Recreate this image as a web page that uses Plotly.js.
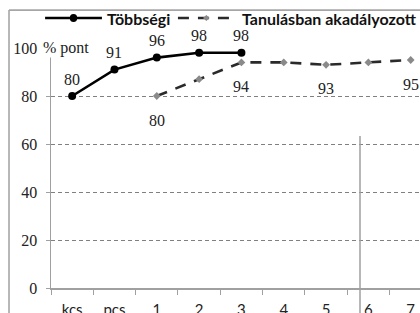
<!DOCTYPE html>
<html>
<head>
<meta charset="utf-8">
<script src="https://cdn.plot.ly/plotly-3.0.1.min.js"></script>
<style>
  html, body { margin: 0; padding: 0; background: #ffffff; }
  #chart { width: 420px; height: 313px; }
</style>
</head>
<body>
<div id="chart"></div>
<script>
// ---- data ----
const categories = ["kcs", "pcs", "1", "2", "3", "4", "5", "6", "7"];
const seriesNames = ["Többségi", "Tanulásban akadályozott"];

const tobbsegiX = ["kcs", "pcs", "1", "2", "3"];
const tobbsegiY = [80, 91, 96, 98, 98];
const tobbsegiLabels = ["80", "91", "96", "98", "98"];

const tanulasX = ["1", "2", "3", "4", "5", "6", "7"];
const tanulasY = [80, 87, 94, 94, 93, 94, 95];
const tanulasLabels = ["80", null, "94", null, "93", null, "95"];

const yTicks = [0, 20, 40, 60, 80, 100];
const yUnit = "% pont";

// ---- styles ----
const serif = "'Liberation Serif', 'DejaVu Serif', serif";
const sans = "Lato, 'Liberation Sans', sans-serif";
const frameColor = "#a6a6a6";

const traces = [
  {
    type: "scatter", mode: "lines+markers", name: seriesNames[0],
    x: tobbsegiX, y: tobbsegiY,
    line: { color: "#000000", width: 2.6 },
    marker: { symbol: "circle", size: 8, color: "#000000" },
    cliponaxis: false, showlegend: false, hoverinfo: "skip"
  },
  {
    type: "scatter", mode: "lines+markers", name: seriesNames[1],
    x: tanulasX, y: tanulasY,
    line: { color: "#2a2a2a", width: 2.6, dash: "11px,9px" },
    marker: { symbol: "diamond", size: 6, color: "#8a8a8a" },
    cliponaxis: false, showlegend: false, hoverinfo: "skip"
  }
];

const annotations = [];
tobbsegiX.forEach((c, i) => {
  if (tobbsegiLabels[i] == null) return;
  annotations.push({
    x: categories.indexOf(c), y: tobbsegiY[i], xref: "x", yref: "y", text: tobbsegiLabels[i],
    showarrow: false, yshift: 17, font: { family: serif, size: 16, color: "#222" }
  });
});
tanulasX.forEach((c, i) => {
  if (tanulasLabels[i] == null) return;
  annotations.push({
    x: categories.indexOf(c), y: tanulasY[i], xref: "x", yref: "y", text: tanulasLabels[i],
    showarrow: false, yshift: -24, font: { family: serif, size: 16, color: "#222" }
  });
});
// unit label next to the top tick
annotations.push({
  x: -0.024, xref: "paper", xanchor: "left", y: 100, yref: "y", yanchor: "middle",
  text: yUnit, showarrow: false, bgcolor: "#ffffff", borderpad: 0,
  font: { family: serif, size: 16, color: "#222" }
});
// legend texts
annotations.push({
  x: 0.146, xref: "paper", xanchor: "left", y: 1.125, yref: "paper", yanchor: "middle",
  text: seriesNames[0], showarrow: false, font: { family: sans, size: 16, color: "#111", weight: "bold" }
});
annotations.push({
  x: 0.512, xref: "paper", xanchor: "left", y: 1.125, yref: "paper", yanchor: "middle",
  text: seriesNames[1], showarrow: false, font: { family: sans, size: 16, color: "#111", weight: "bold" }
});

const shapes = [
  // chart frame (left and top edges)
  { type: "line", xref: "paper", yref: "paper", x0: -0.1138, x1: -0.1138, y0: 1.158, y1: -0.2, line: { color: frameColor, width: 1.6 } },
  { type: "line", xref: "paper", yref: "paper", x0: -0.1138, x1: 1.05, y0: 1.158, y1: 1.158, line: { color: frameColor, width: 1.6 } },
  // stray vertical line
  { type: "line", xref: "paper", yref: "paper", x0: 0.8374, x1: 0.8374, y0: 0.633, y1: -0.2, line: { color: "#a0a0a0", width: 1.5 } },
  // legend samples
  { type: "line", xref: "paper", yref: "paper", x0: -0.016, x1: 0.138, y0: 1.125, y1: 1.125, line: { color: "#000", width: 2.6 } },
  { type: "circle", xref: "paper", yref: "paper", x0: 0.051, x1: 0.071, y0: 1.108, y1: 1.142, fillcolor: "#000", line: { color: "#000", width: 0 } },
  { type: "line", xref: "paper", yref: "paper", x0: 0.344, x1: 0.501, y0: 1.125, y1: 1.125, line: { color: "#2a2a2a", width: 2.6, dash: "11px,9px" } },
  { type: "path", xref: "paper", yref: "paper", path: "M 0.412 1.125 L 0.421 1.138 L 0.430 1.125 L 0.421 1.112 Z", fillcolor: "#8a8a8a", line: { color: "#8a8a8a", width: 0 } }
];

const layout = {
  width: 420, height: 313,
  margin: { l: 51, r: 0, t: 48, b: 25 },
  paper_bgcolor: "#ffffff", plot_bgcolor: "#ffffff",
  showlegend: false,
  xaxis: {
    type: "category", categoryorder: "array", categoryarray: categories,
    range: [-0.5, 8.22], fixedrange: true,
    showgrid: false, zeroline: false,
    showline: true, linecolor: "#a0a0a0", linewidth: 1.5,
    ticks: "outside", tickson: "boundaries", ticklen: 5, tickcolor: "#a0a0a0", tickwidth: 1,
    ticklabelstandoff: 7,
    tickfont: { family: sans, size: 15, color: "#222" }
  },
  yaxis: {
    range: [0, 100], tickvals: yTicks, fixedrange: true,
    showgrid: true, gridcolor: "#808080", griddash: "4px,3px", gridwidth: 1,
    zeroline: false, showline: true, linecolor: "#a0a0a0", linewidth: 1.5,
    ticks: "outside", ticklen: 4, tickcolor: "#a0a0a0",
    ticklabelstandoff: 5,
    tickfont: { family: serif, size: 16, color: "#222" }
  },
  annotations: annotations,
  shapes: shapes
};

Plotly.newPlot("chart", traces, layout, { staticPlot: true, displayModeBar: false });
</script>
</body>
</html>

● ● ●

▶ **Directions**:
Transcribe the material as is, with images omitted.

▶ **Response**:
Recreate this image as a web page that uses Plotly.js.
<!DOCTYPE html>
<html>
<head>
<meta charset="utf-8">
<script src="https://cdn.plot.ly/plotly-3.0.1.min.js"></script>
<style>
  html, body { margin: 0; padding: 0; background: #ffffff; }
  #chart { width: 420px; height: 313px; }
</style>
</head>
<body>
<div id="chart"></div>
<script>
// ---- data ----
const categories = ["kcs", "pcs", "1", "2", "3", "4", "5", "6", "7"];
const seriesNames = ["Többségi", "Tanulásban akadályozott"];

const tobbsegiX = ["kcs", "pcs", "1", "2", "3"];
const tobbsegiY = [80, 91, 96, 98, 98];
const tobbsegiLabels = ["80", "91", "96", "98", "98"];

const tanulasX = ["1", "2", "3", "4", "5", "6", "7"];
const tanulasY = [80, 87, 94, 94, 93, 94, 95];
const tanulasLabels = ["80", null, "94", null, "93", null, "95"];

const yTicks = [0, 20, 40, 60, 80, 100];
const yUnit = "% pont";

// ---- styles ----
const serif = "'Liberation Serif', 'DejaVu Serif', serif";
const sans = "Lato, 'Liberation Sans', sans-serif";
const frameColor = "#a6a6a6";

const traces = [
  {
    type: "scatter", mode: "lines+markers", name: seriesNames[0],
    x: tobbsegiX, y: tobbsegiY,
    line: { color: "#000000", width: 2.6 },
    marker: { symbol: "circle", size: 8, color: "#000000" },
    cliponaxis: false, showlegend: false, hoverinfo: "skip"
  },
  {
    type: "scatter", mode: "lines+markers", name: seriesNames[1],
    x: tanulasX, y: tanulasY,
    line: { color: "#2a2a2a", width: 2.6, dash: "11px,9px" },
    marker: { symbol: "diamond", size: 6, color: "#8a8a8a" },
    cliponaxis: false, showlegend: false, hoverinfo: "skip"
  }
];

const annotations = [];
tobbsegiX.forEach((c, i) => {
  if (tobbsegiLabels[i] == null) return;
  annotations.push({
    x: categories.indexOf(c), y: tobbsegiY[i], xref: "x", yref: "y", text: tobbsegiLabels[i],
    showarrow: false, yshift: 17, font: { family: serif, size: 16, color: "#222" }
  });
});
tanulasX.forEach((c, i) => {
  if (tanulasLabels[i] == null) return;
  annotations.push({
    x: categories.indexOf(c), y: tanulasY[i], xref: "x", yref: "y", text: tanulasLabels[i],
    showarrow: false, yshift: -24, font: { family: serif, size: 16, color: "#222" }
  });
});
// unit label next to the top tick
annotations.push({
  x: -0.024, xref: "paper", xanchor: "left", y: 100, yref: "y", yanchor: "middle",
  text: yUnit, showarrow: false, bgcolor: "#ffffff", borderpad: 0,
  font: { family: serif, size: 16, color: "#222" }
});
// legend texts
annotations.push({
  x: 0.146, xref: "paper", xanchor: "left", y: 1.125, yref: "paper", yanchor: "middle",
  text: seriesNames[0], showarrow: false, font: { family: sans, size: 16, color: "#111", weight: "bold" }
});
annotations.push({
  x: 0.512, xref: "paper", xanchor: "left", y: 1.125, yref: "paper", yanchor: "middle",
  text: seriesNames[1], showarrow: false, font: { family: sans, size: 16, color: "#111", weight: "bold" }
});

const shapes = [
  // chart frame (left and top edges)
  { type: "line", xref: "paper", yref: "paper", x0: -0.1138, x1: -0.1138, y0: 1.158, y1: -0.2, line: { color: frameColor, width: 1.6 } },
  { type: "line", xref: "paper", yref: "paper", x0: -0.1138, x1: 1.05, y0: 1.158, y1: 1.158, line: { color: frameColor, width: 1.6 } },
  // stray vertical line
  { type: "line", xref: "paper", yref: "paper", x0: 0.8374, x1: 0.8374, y0: 0.633, y1: -0.2, line: { color: "#a0a0a0", width: 1.5 } },
  // legend samples
  { type: "line", xref: "paper", yref: "paper", x0: -0.016, x1: 0.138, y0: 1.125, y1: 1.125, line: { color: "#000", width: 2.6 } },
  { type: "circle", xref: "paper", yref: "paper", x0: 0.051, x1: 0.071, y0: 1.108, y1: 1.142, fillcolor: "#000", line: { color: "#000", width: 0 } },
  { type: "line", xref: "paper", yref: "paper", x0: 0.344, x1: 0.501, y0: 1.125, y1: 1.125, line: { color: "#2a2a2a", width: 2.6, dash: "11px,9px" } },
  { type: "path", xref: "paper", yref: "paper", path: "M 0.412 1.125 L 0.421 1.138 L 0.430 1.125 L 0.421 1.112 Z", fillcolor: "#8a8a8a", line: { color: "#8a8a8a", width: 0 } }
];

const layout = {
  width: 420, height: 313,
  margin: { l: 51, r: 0, t: 48, b: 25 },
  paper_bgcolor: "#ffffff", plot_bgcolor: "#ffffff",
  showlegend: false,
  xaxis: {
    type: "category", categoryorder: "array", categoryarray: categories,
    range: [-0.5, 8.22], fixedrange: true,
    showgrid: false, zeroline: false,
    showline: true, linecolor: "#a0a0a0", linewidth: 1.5,
    ticks: "outside", tickson: "boundaries", ticklen: 5, tickcolor: "#a0a0a0", tickwidth: 1,
    ticklabelstandoff: 7,
    tickfont: { family: sans, size: 15, color: "#222" }
  },
  yaxis: {
    range: [0, 100], tickvals: yTicks, fixedrange: true,
    showgrid: true, gridcolor: "#808080", griddash: "4px,3px", gridwidth: 1,
    zeroline: false, showline: true, linecolor: "#a0a0a0", linewidth: 1.5,
    ticks: "outside", ticklen: 4, tickcolor: "#a0a0a0",
    ticklabelstandoff: 5,
    tickfont: { family: serif, size: 16, color: "#222" }
  },
  annotations: annotations,
  shapes: shapes
};

Plotly.newPlot("chart", traces, layout, { staticPlot: true, displayModeBar: false });
</script>
</body>
</html>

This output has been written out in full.